Retype all the entries word for word, but omit the pictures.

===== EXTRACTED DATA =====

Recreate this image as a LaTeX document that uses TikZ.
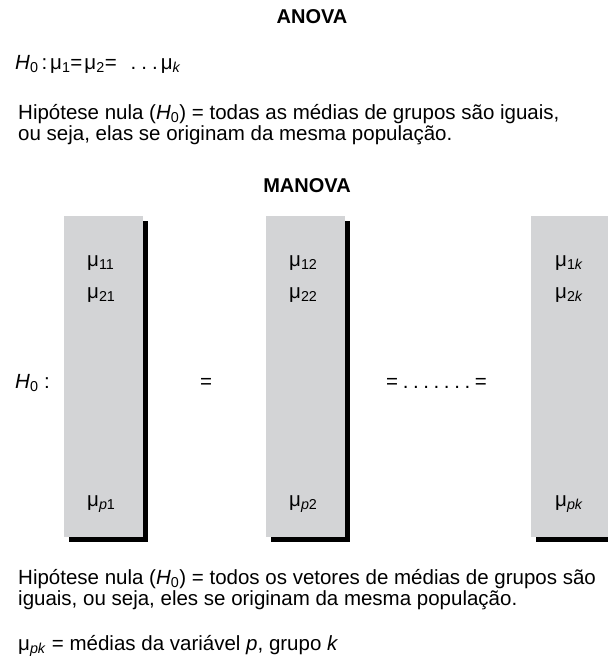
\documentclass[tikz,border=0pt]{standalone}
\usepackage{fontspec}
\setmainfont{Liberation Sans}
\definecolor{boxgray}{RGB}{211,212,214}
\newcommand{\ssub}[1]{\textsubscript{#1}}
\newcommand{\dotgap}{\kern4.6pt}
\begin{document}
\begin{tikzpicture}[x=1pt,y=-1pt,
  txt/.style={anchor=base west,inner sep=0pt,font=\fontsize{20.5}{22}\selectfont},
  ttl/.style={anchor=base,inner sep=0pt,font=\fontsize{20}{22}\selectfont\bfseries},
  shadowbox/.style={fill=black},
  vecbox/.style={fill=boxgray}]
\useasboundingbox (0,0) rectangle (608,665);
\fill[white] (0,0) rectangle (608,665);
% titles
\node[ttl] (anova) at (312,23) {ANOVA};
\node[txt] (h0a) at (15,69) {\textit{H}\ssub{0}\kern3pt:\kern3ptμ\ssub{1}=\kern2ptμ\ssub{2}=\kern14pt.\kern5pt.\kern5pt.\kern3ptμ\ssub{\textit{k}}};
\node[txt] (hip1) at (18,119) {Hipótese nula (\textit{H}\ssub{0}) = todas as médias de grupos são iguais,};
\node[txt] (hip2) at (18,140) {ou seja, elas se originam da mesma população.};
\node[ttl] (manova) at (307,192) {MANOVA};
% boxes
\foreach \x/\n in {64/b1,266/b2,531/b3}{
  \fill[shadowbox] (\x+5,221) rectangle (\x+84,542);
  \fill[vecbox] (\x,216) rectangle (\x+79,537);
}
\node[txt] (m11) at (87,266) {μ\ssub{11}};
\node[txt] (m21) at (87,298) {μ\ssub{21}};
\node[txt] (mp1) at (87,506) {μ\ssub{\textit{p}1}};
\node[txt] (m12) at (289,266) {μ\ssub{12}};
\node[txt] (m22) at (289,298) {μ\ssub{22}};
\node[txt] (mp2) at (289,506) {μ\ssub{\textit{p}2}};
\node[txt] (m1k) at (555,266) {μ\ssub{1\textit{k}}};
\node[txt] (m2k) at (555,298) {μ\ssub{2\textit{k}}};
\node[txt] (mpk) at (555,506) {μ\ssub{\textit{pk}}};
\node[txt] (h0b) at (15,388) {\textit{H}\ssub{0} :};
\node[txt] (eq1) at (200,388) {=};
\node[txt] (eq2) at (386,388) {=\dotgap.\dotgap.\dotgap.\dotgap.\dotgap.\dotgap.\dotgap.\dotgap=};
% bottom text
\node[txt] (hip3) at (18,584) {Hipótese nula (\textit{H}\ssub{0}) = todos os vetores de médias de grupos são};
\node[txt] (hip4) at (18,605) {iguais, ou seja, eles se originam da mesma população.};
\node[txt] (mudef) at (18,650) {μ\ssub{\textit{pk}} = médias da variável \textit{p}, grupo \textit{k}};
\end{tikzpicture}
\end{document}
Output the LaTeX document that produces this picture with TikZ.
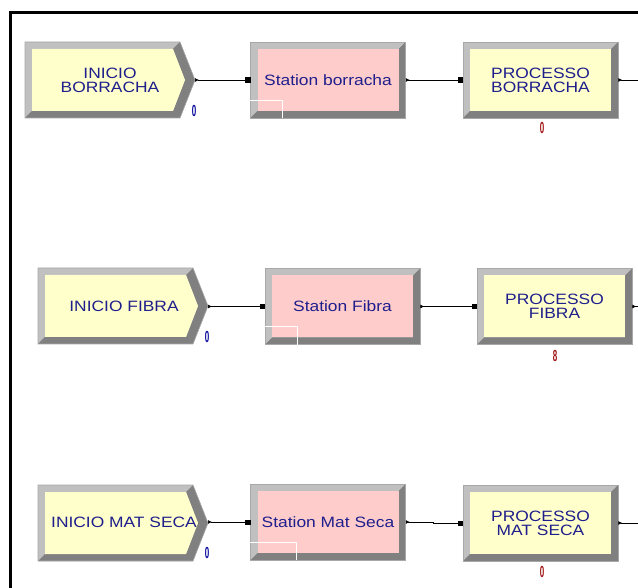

=====

> **WRITTEN SOLUTION**
Recreate this image as a LaTeX document that uses TikZ.
\documentclass[tikz,border=0pt]{standalone}
\usepackage{fontspec}
\setmainfont{Liberation Sans}
\definecolor{boxgray}{RGB}{211,212,214}
\newcommand{\ssub}[1]{\textsubscript{#1}}
\newcommand{\dotgap}{\kern4.6pt}
\begin{document}
\begin{tikzpicture}[x=1pt,y=-1pt,
  txt/.style={anchor=base west,inner sep=0pt,font=\fontsize{20.5}{22}\selectfont},
  ttl/.style={anchor=base,inner sep=0pt,font=\fontsize{20}{22}\selectfont\bfseries},
  shadowbox/.style={fill=black},
  vecbox/.style={fill=boxgray}]
\useasboundingbox (0,0) rectangle (608,665);
\fill[white] (0,0) rectangle (608,665);
% titles
\node[ttl] (anova) at (312,23) {ANOVA};
\node[txt] (h0a) at (15,69) {\textit{H}\ssub{0}\kern3pt:\kern3ptμ\ssub{1}=\kern2ptμ\ssub{2}=\kern14pt.\kern5pt.\kern5pt.\kern3ptμ\ssub{\textit{k}}};
\node[txt] (hip1) at (18,119) {Hipótese nula (\textit{H}\ssub{0}) = todas as médias de grupos são iguais,};
\node[txt] (hip2) at (18,140) {ou seja, elas se originam da mesma população.};
\node[ttl] (manova) at (307,192) {MANOVA};
% boxes
\foreach \x/\n in {64/b1,266/b2,531/b3}{
  \fill[shadowbox] (\x+5,221) rectangle (\x+84,542);
  \fill[vecbox] (\x,216) rectangle (\x+79,537);
}
\node[txt] (m11) at (87,266) {μ\ssub{11}};
\node[txt] (m21) at (87,298) {μ\ssub{21}};
\node[txt] (mp1) at (87,506) {μ\ssub{\textit{p}1}};
\node[txt] (m12) at (289,266) {μ\ssub{12}};
\node[txt] (m22) at (289,298) {μ\ssub{22}};
\node[txt] (mp2) at (289,506) {μ\ssub{\textit{p}2}};
\node[txt] (m1k) at (555,266) {μ\ssub{1\textit{k}}};
\node[txt] (m2k) at (555,298) {μ\ssub{2\textit{k}}};
\node[txt] (mpk) at (555,506) {μ\ssub{\textit{pk}}};
\node[txt] (h0b) at (15,388) {\textit{H}\ssub{0} :};
\node[txt] (eq1) at (200,388) {=};
\node[txt] (eq2) at (386,388) {=\dotgap.\dotgap.\dotgap.\dotgap.\dotgap.\dotgap.\dotgap.\dotgap=};
% bottom text
\node[txt] (hip3) at (18,584) {Hipótese nula (\textit{H}\ssub{0}) = todos os vetores de médias de grupos são};
\node[txt] (hip4) at (18,605) {iguais, ou seja, eles se originam da mesma população.};
\node[txt] (mudef) at (18,650) {μ\ssub{\textit{pk}} = médias da variável \textit{p}, grupo \textit{k}};
\end{tikzpicture}
\end{document}
Output the LaTeX document that produces this picture with TikZ.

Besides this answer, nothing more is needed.